◆ Stored items
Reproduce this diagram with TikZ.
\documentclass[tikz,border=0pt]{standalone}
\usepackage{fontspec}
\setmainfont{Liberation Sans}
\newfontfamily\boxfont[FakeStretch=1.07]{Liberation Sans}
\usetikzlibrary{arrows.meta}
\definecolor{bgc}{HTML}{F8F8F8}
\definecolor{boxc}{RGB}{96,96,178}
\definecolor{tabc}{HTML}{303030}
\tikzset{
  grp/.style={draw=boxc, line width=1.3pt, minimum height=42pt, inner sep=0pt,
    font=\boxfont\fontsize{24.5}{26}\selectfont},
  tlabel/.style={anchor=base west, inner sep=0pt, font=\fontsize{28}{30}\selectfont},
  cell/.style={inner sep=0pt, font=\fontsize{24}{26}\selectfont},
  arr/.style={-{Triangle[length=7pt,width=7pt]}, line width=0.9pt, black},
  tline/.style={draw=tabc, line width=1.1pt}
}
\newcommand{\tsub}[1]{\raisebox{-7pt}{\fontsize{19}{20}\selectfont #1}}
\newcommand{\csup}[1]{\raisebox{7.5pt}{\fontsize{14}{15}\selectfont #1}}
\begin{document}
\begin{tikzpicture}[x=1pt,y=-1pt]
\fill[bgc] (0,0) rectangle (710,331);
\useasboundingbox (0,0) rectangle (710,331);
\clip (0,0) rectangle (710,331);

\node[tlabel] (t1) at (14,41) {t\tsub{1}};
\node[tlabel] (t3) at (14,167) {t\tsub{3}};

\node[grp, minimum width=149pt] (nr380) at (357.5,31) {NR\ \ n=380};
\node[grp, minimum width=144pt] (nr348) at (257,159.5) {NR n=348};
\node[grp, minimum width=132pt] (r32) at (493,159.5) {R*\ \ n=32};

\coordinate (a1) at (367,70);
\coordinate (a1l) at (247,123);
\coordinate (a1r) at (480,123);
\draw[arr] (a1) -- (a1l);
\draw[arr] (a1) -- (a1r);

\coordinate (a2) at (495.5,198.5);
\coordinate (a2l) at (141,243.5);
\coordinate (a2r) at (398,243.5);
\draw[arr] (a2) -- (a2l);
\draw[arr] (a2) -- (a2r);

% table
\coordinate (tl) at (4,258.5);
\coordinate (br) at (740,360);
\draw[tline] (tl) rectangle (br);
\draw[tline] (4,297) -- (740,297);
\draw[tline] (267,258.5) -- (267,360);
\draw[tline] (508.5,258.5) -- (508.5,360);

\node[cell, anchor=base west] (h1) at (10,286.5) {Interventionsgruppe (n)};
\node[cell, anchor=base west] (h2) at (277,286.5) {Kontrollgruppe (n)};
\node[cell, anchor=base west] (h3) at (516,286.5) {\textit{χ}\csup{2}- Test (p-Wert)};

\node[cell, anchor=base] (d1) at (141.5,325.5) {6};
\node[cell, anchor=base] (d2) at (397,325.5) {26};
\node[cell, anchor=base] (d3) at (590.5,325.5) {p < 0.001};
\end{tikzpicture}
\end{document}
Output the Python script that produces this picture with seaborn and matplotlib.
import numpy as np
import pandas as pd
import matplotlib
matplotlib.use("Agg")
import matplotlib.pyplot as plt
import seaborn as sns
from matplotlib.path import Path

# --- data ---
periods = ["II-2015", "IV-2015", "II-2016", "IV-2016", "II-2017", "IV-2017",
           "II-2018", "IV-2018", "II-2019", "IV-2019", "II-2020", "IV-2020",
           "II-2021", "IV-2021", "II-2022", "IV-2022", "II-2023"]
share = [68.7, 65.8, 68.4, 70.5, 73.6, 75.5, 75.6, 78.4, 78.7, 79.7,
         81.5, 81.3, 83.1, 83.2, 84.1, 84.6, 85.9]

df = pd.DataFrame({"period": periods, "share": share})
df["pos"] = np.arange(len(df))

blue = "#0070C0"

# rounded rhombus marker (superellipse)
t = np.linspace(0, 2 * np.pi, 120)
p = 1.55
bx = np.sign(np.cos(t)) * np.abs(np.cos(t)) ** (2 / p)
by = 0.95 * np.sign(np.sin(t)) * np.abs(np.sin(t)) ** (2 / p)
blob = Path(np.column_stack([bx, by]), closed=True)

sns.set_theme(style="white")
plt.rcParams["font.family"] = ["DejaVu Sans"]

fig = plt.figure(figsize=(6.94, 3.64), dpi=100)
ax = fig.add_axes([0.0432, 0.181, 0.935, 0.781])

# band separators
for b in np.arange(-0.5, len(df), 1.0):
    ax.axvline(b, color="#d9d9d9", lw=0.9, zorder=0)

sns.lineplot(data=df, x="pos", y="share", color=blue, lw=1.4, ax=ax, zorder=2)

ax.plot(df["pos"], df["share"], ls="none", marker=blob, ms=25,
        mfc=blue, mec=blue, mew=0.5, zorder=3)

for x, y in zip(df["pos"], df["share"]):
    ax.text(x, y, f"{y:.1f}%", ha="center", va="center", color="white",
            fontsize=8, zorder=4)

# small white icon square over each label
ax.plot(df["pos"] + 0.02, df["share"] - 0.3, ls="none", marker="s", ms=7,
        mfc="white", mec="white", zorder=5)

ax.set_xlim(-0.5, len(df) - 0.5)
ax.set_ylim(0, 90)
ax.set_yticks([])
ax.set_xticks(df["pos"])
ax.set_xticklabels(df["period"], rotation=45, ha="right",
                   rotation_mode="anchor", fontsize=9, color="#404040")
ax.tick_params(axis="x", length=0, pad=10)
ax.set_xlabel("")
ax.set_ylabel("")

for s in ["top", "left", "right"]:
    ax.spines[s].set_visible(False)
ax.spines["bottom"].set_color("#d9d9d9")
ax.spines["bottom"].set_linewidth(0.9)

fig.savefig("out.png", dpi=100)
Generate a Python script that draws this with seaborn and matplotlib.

◆ TASK TO CARRY OUT
Starting at the line that contains "Output the Python" and stopping at the line that contains "from matplotlib.path import Path", transcribe the lines exactly; both boundary lines are to be included.

◆ SOLUTION
Output the Python script that produces this picture with seaborn and matplotlib.
import numpy as np
import pandas as pd
import matplotlib
matplotlib.use("Agg")
import matplotlib.pyplot as plt
import seaborn as sns
from matplotlib.path import Path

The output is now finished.